If you recall, I mentioned that fear is used as a means of control.
As an elected council member my fear is limited to making a poor decision that has unforeseen and negative consequences. I fear that I will wake up on a Wednesday morning to find out that the previous night's decision would have a drastic negative impact. But decide, I must; that is what your elected officials must do.
So with each decision, with each blog post, with each public appearance, I run the risk of saying or doing something that will have a negative impact and that, to some degree, makes me fearful.
However, I must keep a level head and remind myself and those around me that I am human and inclined to act as such. "Be humble" I say to myself.
And if I should say too much, stumble or miss a step, the press is there to remind me of who I represent. While we can certainly argue the role of the press and the various biases that each media outlet may have, it is of the utmost importance that all of us remember the role of the press. In my opinion and that of many, the press serves the people equally as much as government itself. The modern press is able to tell the public that which government would rather not share.
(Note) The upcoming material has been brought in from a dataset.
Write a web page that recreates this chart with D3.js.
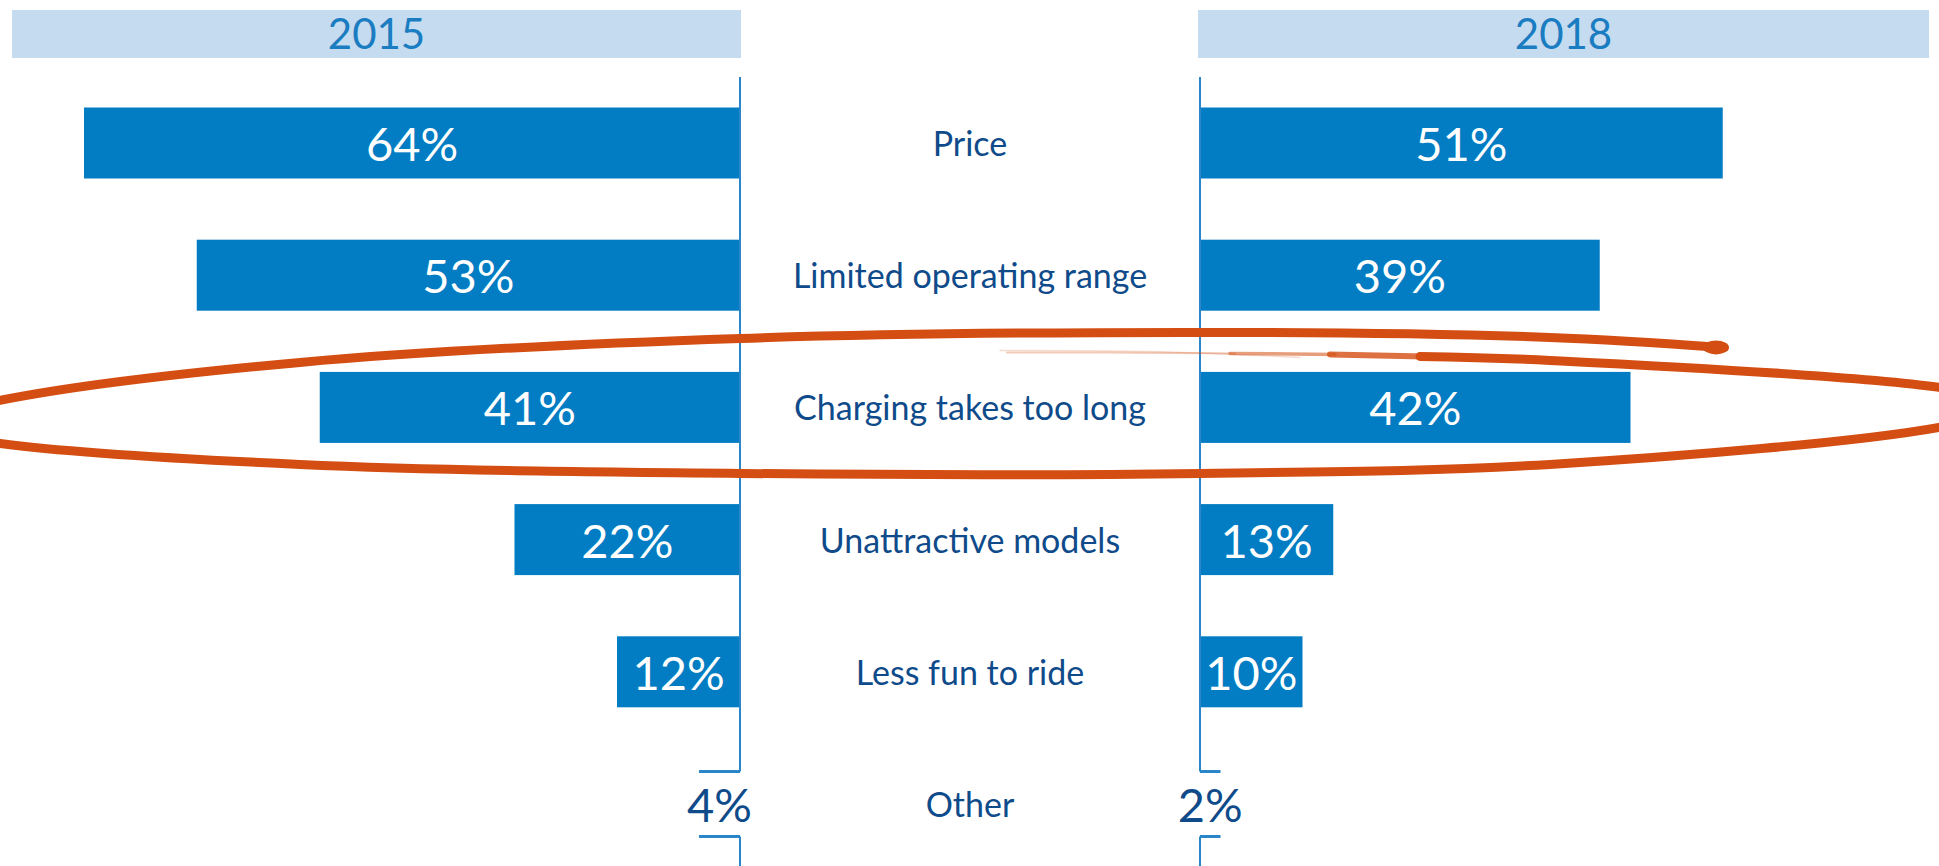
<!DOCTYPE html>
<html>
<head>
<meta charset="utf-8">
<script src="https://cdn.jsdelivr.net/npm/d3@7"></script>
<style>
  html, body { margin: 0; padding: 0; background: #ffffff; }
  svg { display: block; }
  text { font-family: Lato, "Open Sans", sans-serif; }
</style>
</head>
<body>
<svg id="chart" width="1939" height="866"></svg>
<script>
// ---- Data ----
const categories = ["Price", "Limited operating range", "Charging takes too long", "Unattractive models", "Less fun to ride", "Other"];
const years = ["2015", "2018"];
const values2015 = [64, 53, 41, 22, 12, 4];
const values2018 = [51, 39, 42, 13, 10, 2];
const bracketCategory = "Other";
const highlightedCategory = "Charging takes too long";

// ---- Styles ----
const W = 1939, H = 866;
const barColor = "#027cc2";
const axisColor = "#2a86c8";
const headerFill = "#c5dbef";
const headerText = "#1a7cc1";
const labelColor = "#0f4b8a";
const annotColor = "#d44e13";

const svg = d3.select("#chart");

// ---- Scales ----
const leftAxisX = 740, rightAxisX = 1200;
const pxPerPct = 10.25;
const xLeft = d3.scaleLinear().domain([0, 100]).range([leftAxisX, leftAxisX - 100 * pxPerPct]);
const xRight = d3.scaleLinear().domain([0, 100]).range([rightAxisX, rightAxisX + 100 * pxPerPct]);
const y = d3.scalePoint().domain(categories).range([143, 804]);
const barH = 71;

// ---- Headers ----
const headers = [
  { year: years[0], x0: 12, x1: 741 },
  { year: years[1], x0: 1198, x1: 1929 }
];
svg.selectAll("rect.header").data(headers).join("rect")
  .attr("class", "header")
  .attr("x", d => d.x0).attr("y", 10)
  .attr("width", d => d.x1 - d.x0).attr("height", 48)
  .attr("fill", headerFill);
svg.selectAll("text.header").data(headers).join("text")
  .attr("class", "header")
  .attr("x", d => (d.x0 + d.x1) / 2).attr("y", 49)
  .attr("text-anchor", "middle")
  .attr("font-size", 42)
  .attr("fill", headerText)
  .text(d => d.year);

// ---- Rows ----
const rows = categories.map((c, i) => ({ cat: c, v15: values2015[i], v18: values2018[i] }));
const barRows = rows.filter(r => r.cat !== bracketCategory);
const bracketRows = rows.filter(r => r.cat === bracketCategory);

// left bars (2015)
svg.selectAll("rect.b15").data(barRows).join("rect")
  .attr("class", "b15")
  .attr("x", d => xLeft(d.v15)).attr("y", d => y(d.cat) - barH / 2)
  .attr("width", d => xLeft(0) - xLeft(d.v15)).attr("height", barH)
  .attr("fill", barColor);
// right bars (2018)
svg.selectAll("rect.b18").data(barRows).join("rect")
  .attr("class", "b18")
  .attr("x", xRight(0)).attr("y", d => y(d.cat) - barH / 2)
  .attr("width", d => xRight(d.v18) - xRight(0)).attr("height", barH)
  .attr("fill", barColor);

// axis lines (broken around bracket rows)
const axisTop = 77, axisBottom = H;
function axisSegments() {
  const segs = [];
  let start = axisTop;
  bracketRows.forEach(r => {
    const c = y(r.cat);
    segs.push([start, c - barH / 2 + 3]);
    start = c + barH / 2 - 3;
  });
  segs.push([start, axisBottom]);
  return segs;
}
[leftAxisX, rightAxisX].forEach(ax => {
  svg.selectAll(null).data(axisSegments()).join("line")
    .attr("x1", ax).attr("x2", ax)
    .attr("y1", d => d[0]).attr("y2", d => d[1])
    .attr("stroke", axisColor).attr("stroke-width", 2);
});

// bracket ticks for "Other"
bracketRows.forEach(r => {
  const c = y(r.cat);
  [c - barH / 2 + 3, c + barH / 2 - 3].forEach(ty => {
    svg.append("line")
      .attr("x1", xLeft(r.v15)).attr("x2", xLeft(0))
      .attr("y1", ty).attr("y2", ty)
      .attr("stroke", axisColor).attr("stroke-width", 3);
    svg.append("line")
      .attr("x1", xRight(0)).attr("x2", xRight(r.v18))
      .attr("y1", ty).attr("y2", ty)
      .attr("stroke", axisColor).attr("stroke-width", 3);
  });
});

// value labels
const valFont = 47;
svg.selectAll("text.v15").data(rows).join("text")
  .attr("class", "v15")
  .attr("x", d => (xLeft(d.v15) + xLeft(0)) / 2)
  .attr("y", d => y(d.cat) + 18)
  .attr("text-anchor", "middle")
  .attr("font-size", valFont)
  .attr("fill", d => d.cat === bracketCategory ? labelColor : "#ffffff")
  .text(d => d.v15 + "%");
svg.selectAll("text.v18").data(rows).join("text")
  .attr("class", "v18")
  .attr("x", d => (xRight(0) + xRight(d.v18)) / 2)
  .attr("y", d => y(d.cat) + 18)
  .attr("text-anchor", "middle")
  .attr("font-size", valFont)
  .attr("fill", d => d.cat === bracketCategory ? labelColor : "#ffffff")
  .text(d => d.v18 + "%");

// category labels
svg.selectAll("text.cat").data(rows).join("text")
  .attr("class", "cat")
  .attr("x", (leftAxisX + rightAxisX) / 2)
  .attr("y", d => y(d.cat) + 13)
  .attr("text-anchor", "middle")
  .attr("font-size", 34)
  .attr("fill", labelColor)
  .text(d => d.cat);

// ---- Hand-drawn highlight loop around highlighted row ----
const hc = y(highlightedCategory);
const loopPts = [
  [1722, -60], [1550, -70], [1200, -75], [740, -69], [300, -45], [0, -7],
  [-90, 18], [0, 36], [300, 57], [740, 66], [1200, 66], [1550, 57], [1939, 20],
  [2020, -2], [1939, -20], [1550, -47], [1420, -51]
].map(p => [p[0], hc + p[1]]);
const lineGen = d3.line().curve(d3.curveCatmullRom.alpha(0.5));
svg.append("path")
  .attr("d", lineGen(loopPts))
  .attr("fill", "none")
  .attr("stroke", annotColor)
  .attr("stroke-width", 9)
  .attr("stroke-linecap", "round")
  .attr("stroke-linejoin", "round");
svg.append("ellipse")
  .attr("cx", 1716).attr("cy", hc - 60)
  .attr("rx", 13).attr("ry", 7)
  .attr("fill", annotColor);
// tapering, fading end of the pen stroke
const taper = [
  { pts: [[1425, -51], [1330, -53]], w: 6, o: 0.8 },
  { pts: [[1335, -53], [1230, -54]], w: 3.5, o: 0.55 },
  { pts: [[1235, -54], [1100, -55], [1007, -55]], w: 2, o: 0.3 },
  { pts: [[1300, -50], [1150, -57], [1000, -57]], w: 1.5, o: 0.2 }
];
taper.forEach(t => {
  svg.append("path")
    .attr("d", d3.line().curve(d3.curveBasis)(t.pts.map(p => [p[0], hc + p[1]])))
    .attr("fill", "none").attr("stroke", annotColor)
    .attr("stroke-linecap", "round")
    .attr("stroke-width", t.w).attr("stroke-opacity", t.o);
});
</script>
</body>
</html>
Sometimes the government (an all encompassing term which could include public employees, elected and appointed officials, etc.) makes an embarrassing mistake, like when Fullerton police officers mistakenly raided the wrong house. Sometimes government withholds information because of ongoing investigations, like when the Fullerton Police Department refused to release the video of police confronting Kelly Thomas on July 5th. In these two examples the public by and large knew of the incidents' occurrence and even some details. However, it takes a complete disclosure of the evidence to paint an accurate picture of the events. Since former Fullerton Police officers have certain rights of appeal with respect to their employment, I will not comment further on that case.
In both cases, though, the press had a specific role to play in sharing information with the public. While the press can request information all day every day, it takes the government (again a broad term) to provide the press with the information. We have the First Amendment of the U.S. Constitution that guarantees that the press can operate without interference from government.
But what about when a government has information which the public would take great interest in if the press knew of its existence and were to report it. What if the government chose not to release it or even make its existence known? This is where the importance of an elected representative can make all of the difference. Having officials willing to open their doors to the press and the media and allow for complete, and sometimes even embarrassing, transparency is in my opinion the only way to ensure an honest government that places the citizens first. Fear of the truth is power to some and terror to others.
"The basis of our governments being the opinion of the people, the very first object should be to keep that right; and were it left to me to decide whether we should have a government without newspapers or newspapers without a government, I should not hesitate a moment to prefer the latter. But I should mean that every man should receive those papers and be capable of reading them." --Thomas Jefferson to Edward Carrington, 1787.